Your Children May Not Be Converted
Have you stopped to consider the sobering reality that your child may not yet be converted? An overwhelming percentage of youth who attend church every Sunday are in fact—unconverted. Will you make your choice of church based on what your child desires, when in all reality, those desires are selfish, carnal, and not exactly God-honoring? Listen to the way the Bible describes the unconverted person’s life:
Titus 3:3 — For we ourselves were once foolish, disobedient, led astray, slaves to various passions and pleasures, passing our days in malice and envy, hated by others and hating one another.
Although your child may not be the adult version of what is described in Titus 3:3, your unconverted child has everything necessary in his depravity to make decisions based on selfish motives and carnal desires. Such decisions and desires should not be allowed to make the final call on what church a family joins. Remember, your child needs to be discipled—not entertained.
When we read statistics about teenagers walking away from the church by the end of their freshman year of college, we tend to shift in a direction in order to accommodate their tastes. That very decision could be the cause rather than the solution for children remaining unconverted (many with false professions and baptisms) until they finally part ways with the church. They never understood God’s intention for the church because they were being fed a steady diet of gospel-lite and likely segmented away into fun groups for their appropriate age rather than crossing paths with adults who exemplified before them what it means to be a follower of Jesus.
Your Children Are Not Called to Lead the Family
We are living in a day where parents and grandparents are making choices for church membership based on what their children or grandchildren desire. When we look at passages such as Deuteronomy 6 and Ephesians 6—the responsibility of family discipleship is clearly placed on the shoulders of parents—not children.
Every evening when you sit down for supper around the table (supposing you do this on a regular basis), the meal is most likely not based on what your child wants to eat every evening (unless you want to become very unhealthy). When you chose your home, you didn’t make your choice based on your child’s desire for a certain neighborhood. In like manner, when your child is sick, you don’t ask what doctor he wants to visit, so why would you choose your church based on what your child wants?
The Bible is clear about the structure of the family and the leadership that is ordained by God. The husband is the head of the family—providing both material and spiritual leadership. Parents together lead their children, and this is God’s ordained role. Just as Christ is the head of the church—so is the husband the head of the wife (Eph. 5:22-24). Both father and mother are called to take the leadership of their children and the children are called to obey (Eph. 6:1-4).

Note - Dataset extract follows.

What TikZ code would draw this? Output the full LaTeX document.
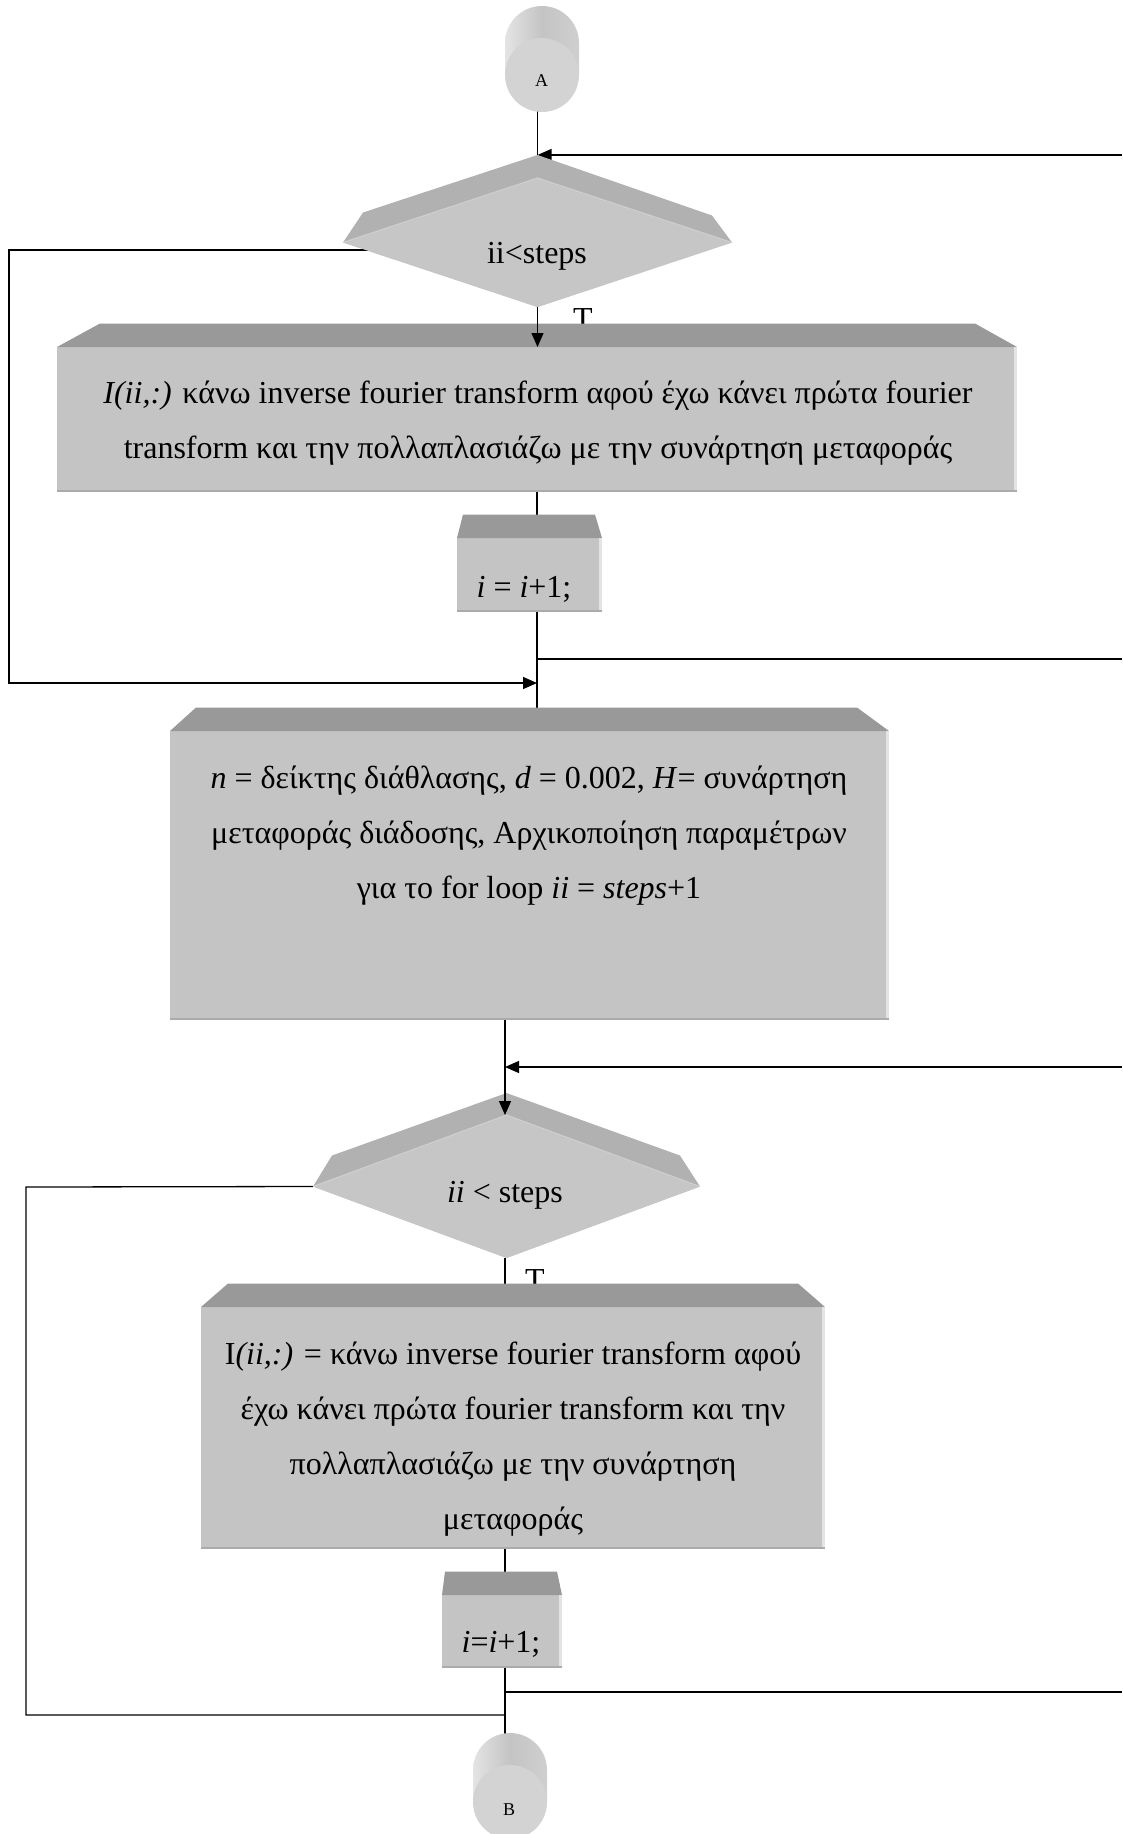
\documentclass[tikz,border=0pt]{standalone}
\usepackage{fontspec}
\setmainfont{Liberation Serif}
\usetikzlibrary{arrows.meta,shapes.geometric}

\definecolor{facegrey}{HTML}{C4C4C4}
\definecolor{bevelgrey}{HTML}{999999}
\definecolor{dfacegrey}{HTML}{C6C6C6}
\definecolor{dbevelgrey}{HTML}{B1B1B1}
\definecolor{dedge}{HTML}{D0D0D0}
\definecolor{edgelight}{HTML}{E4E4E4}
\definecolor{edgedark}{HTML}{ABABAB}
\definecolor{cylL}{HTML}{E4E4E4}
\definecolor{cylM}{HTML}{C4C4C4}
\definecolor{cylR}{HTML}{CFCFCF}
\definecolor{cylface}{HTML}{D3D3D3}

\tikzset{
  flow/.style={line width=1.3pt, black},
  arr/.style={flow, -{Triangle[length=14pt,width=12pt]}},
  face/.style={rectangle, fill=facegrey, inner sep=0pt, outer sep=0pt},
  dface/.style={diamond, fill=dfacegrey, inner sep=0pt, outer sep=0pt},
  cyl/.style={circle, fill=cylface, inner sep=0pt, outer sep=0pt, minimum size=74pt},
  txt/.style={font=\fontsize{32}{38}\selectfont, inner sep=0pt, anchor=base},
  lbl/.style={font=\fontsize{18}{20}\selectfont, inner sep=0pt, anchor=base},
}

% slanted top face of a process box: node, left inset, right inset
\newcommand\boxtop[3]{%
  \fill[bevelgrey] (#1.north west) -- ([shift={(#2,-23.5)}]#1.north west)
     -- ([shift={(-#3,-23.5)}]#1.north east) -- (#1.north east) -- cycle;
  \fill[edgelight] ([xshift=-3pt]#1.north east) rectangle (#1.south east);
  \fill[edgedark] ([yshift=2pt]#1.south west) rectangle (#1.south east);}

% slanted upper faces of a decision: node, back-left offset, apex lift, back-right offset
\newcommand\diamondtop[4]{%
  \fill[dbevelgrey] (#1.west) -- ([shift={#2}]#1.west) -- ([yshift=#3]#1.north)
     -- ([shift={#4}]#1.east) -- (#1.east) -- (#1.north) -- cycle;
  \draw[dedge, line width=1pt] (#1.west) -- (#1.north) -- (#1.east);}

% body of an off-page connector behind its round face
\newcommand\cylbody[1]{%
  \shade[left color=cylL, right color=cylR, middle color=cylM]
    ([xshift=-37pt]#1) -- ([shift={(-37pt,32pt)}]#1)
    arc[start angle=180, end angle=0, radius=37pt] -- ([xshift=37pt]#1) -- cycle;}

\begin{document}
\begin{tikzpicture}[x=1pt, y=-1pt]
\useasboundingbox (0,0) rectangle (1122,1834);
\clip (0,0) rectangle (1122,1834);

% ---- positions of the shapes
\coordinate (cApos) at (542,75);
\coordinate (cBpos) at (510,1802);
\path
  node[dface, minimum width=389pt, minimum height=129pt] (d1) at (537.5,242.5) {}
  node[face, minimum width=960pt, minimum height=145pt] (b1) at (537,419.5) {}
  node[face, minimum width=145pt, minimum height=74pt] (sb1) at (529.5,575) {}
  node[face, minimum width=719pt, minimum height=289pt] (b2) at (529.5,875.5) {}
  node[dface, minimum width=387pt, minimum height=143pt] (d2) at (506.5,1186.5) {}
  node[face, minimum width=624pt, minimum height=242pt] (b3) at (513,1428) {}
  node[face, minimum width=120pt, minimum height=73pt] (sb2) at (502,1631.5) {};

\coordinate (e1) at (1122,155);
\coordinate (l1) at (9,250);
\coordinate (j1) at (537,683);
\coordinate (e2) at (1122,659);
\coordinate (e3) at (1122,1067);
\coordinate (l2) at (26,1187);
\coordinate (j2) at (505,1715);
\coordinate (e4) at (1122,1692);

% ---- connectors behind the shapes
\draw[flow] (cApos -| d1.north) -- (d1.north);
\draw[arr] (e1) -- (e1 -| d1.north);
\draw[arr] (d1.center |- l1) -- (l1) -- (l1 |- j1) -- (j1);
\draw[flow] (b1.south) -- (b1.south |- b2.north);
\draw[flow] (e2 -| b1.south) -- (e2);
\draw[flow] (b2.south -| j2) -- (j2 |- d2.north);
\draw[arr] (e3) -- (e3 -| j2);
\draw[flow] (d2.west) -- (l2) -- (l2 |- j2) -- (j2);
\draw[flow] (d2.south -| j2) -- (j2 |- cBpos);
\draw[flow] (e4 -| j2) -- (e4);

% ---- true-branch labels, partly hidden by the boxes below
\node[txt] (t1) at (583,329) {T};
\node[txt] (t2) at (535,1290) {T};

% ---- shapes
\cylbody{cApos}
\node[cyl] (cA) at (cApos) {};
\cylbody{cBpos}
\node[cyl] (cB) at (cBpos) {};

\fill[dfacegrey] (d1.west) -- (d1.north) -- (d1.east) -- (d1.south) -- cycle;
\diamondtop{d1}{(20,-30)}{23pt}{(-20,-27)}
\fill[facegrey] (b1.north west) rectangle (b1.south east);
\boxtop{b1}{43}{42}
\fill[facegrey] (sb1.north west) rectangle (sb1.south east);
\boxtop{sb1}{6}{7}
\fill[facegrey] (b2.north west) rectangle (b2.south east);
\boxtop{b2}{26}{32}
\fill[dfacegrey] (d2.west) -- (d2.north) -- (d2.east) -- (d2.south) -- cycle;
\diamondtop{d2}{(19,-31)}{22pt}{(-20,-31)}
\fill[facegrey] (b3.north west) rectangle (b3.south east);
\boxtop{b3}{27}{27}
\fill[facegrey] (sb2.north west) rectangle (sb2.south east);
\boxtop{sb2}{3}{5}

% ---- arrows drawn over the slanted faces
\draw[arr] (d1.south) -- (d1.south |- b1.north);
\draw[arr] (j2 |- b2.south) -- (j2 |- d2.north);

% ---- texts
\node[lbl] (tA) at (541.5,86) {A};
\node[lbl] (tB) at (509,1815) {B};

\node[txt] (q1) at (537,263) {ii<steps};
\node[txt] (p1a) at (538,403) {\textit{I(ii,:)} κάνω inverse fourier transform αφού έχω κάνει πρώτα fourier};
\node[txt] (p1b) at (538,458) {transform και την πολλαπλασιάζω με την συνάρτηση μεταφοράς};
\node[txt] (s1) at (524,597) {\textit{i} = \textit{i}+1;};

\node[txt] (p2a) at (529,788) {\textit{n} = δείκτης διάθλασης, \textit{d} = 0.002, \textit{H}= συνάρτηση};
\node[txt] (p2b) at (529,843) {μεταφοράς διάδοσης, Αρχικοποίηση παραμέτρων};
\node[txt] (p2c) at (529,898) {για το for loop \textit{ii} = \textit{steps}+1};

\node[txt] (q2) at (505,1202) {\textit{ii} < steps};
\node[txt] (p3a) at (513,1364) {I\textit{(ii,:)} = κάνω inverse fourier transform αφού};
\node[txt] (p3b) at (513,1419) {έχω κάνει πρώτα fourier transform και την};
\node[txt] (p3c) at (513,1474) {πολλαπλασιάζω με την συνάρτηση};
\node[txt] (p3d) at (513,1529) {μεταφοράς};
\node[txt] (s2) at (501,1652) {\textit{i}=\textit{i}+1;};
\end{tikzpicture}
\end{document}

Your Children Lack Necessary Practical and Doctrinal Wisdom
Children enter this world as young, immature, and inexperienced babies. As they grow and mature, they glean knowledge and wisdom along the journey of life. It’s the role of parents to instill into their children such knowledge—especially as it pertains to the gospel and the knowledge of God. We should not expect our 12-year old child to possess the knowledge and capability to drive a 300 horsepower sports car. That would be absurd. Likewise, we shouldn’t expect young children to be capable of making the necessary judgment call on membership in a local church. They simply have not been alive long enough—lacking the necessary practical and doctrinal wisdom.
Why would we allow our children, who lack the necessary wisdom in life and the journey of faith, to choose what church the family should join? Many people claim that the church they joined was the right one for their children—and their teenager’s desire clinched their decision. Below are some important issues that children often overlook when visiting a church:
- Does the church practice biblical church discipline?
- Does the pastor properly fence the Lord’s Supper in worship or is fencing the Lord’s Supper a priority at all?
- Does the pastor guard the baptistry to prevent false converts?
- Does the pastor avoid manipulation tactics at the end of his sermon?
- What is the preaching methodology and philosophy—topical or expositional?
- What is the doctrinal conviction of the church’s leadership on matters of salvation, ecclesiology, and matters of worship?
- Is the church a mile wide (with lots of “stuff” to offer the family) but only an inch deep regarding doctrine?
- Is the youth group more interested in being “relevant” rather than doctrinally sound?
- What is the church’s position on social issues such as marriage and homosexuality?
- Does the church have a Sunday evening service? What about a prayer service?
Face it, most children are interested in social networking, the music, and the fun atmosphere surrounding the church campus rather than the doctrinal distinctives of the local church. It is the role of the parent to shepherd, lead, and guide children through the search for a church home. It is not the role of the child to take the lead—and it’s certainly not the parent’s goal to be friends with their children in the process. Sometimes a helpful no is necessary in life.
If you find yourself looking for a church home, use this opportunity to disciple your children so they will gain wisdom to use in their adult life. Don’t lean on their advice for your decision. Lead your children and make careful biblically informed decisions that will benefit your family spiritually. You don’t want your children to grow up and become church hoppers and shoppers, so teach them now through your choice for a local church by showing them first that you have biblical reasoning for leaving your current church, that you’re leaving in a biblical manner, and that your choice of a local church will not be based on fads and cultural trends—but on the necessities of a local church as taught in the Scriptures.
- Voddie Baucham, Family Driven Faith, (Wheaton: Crossway, 2007), 10-11.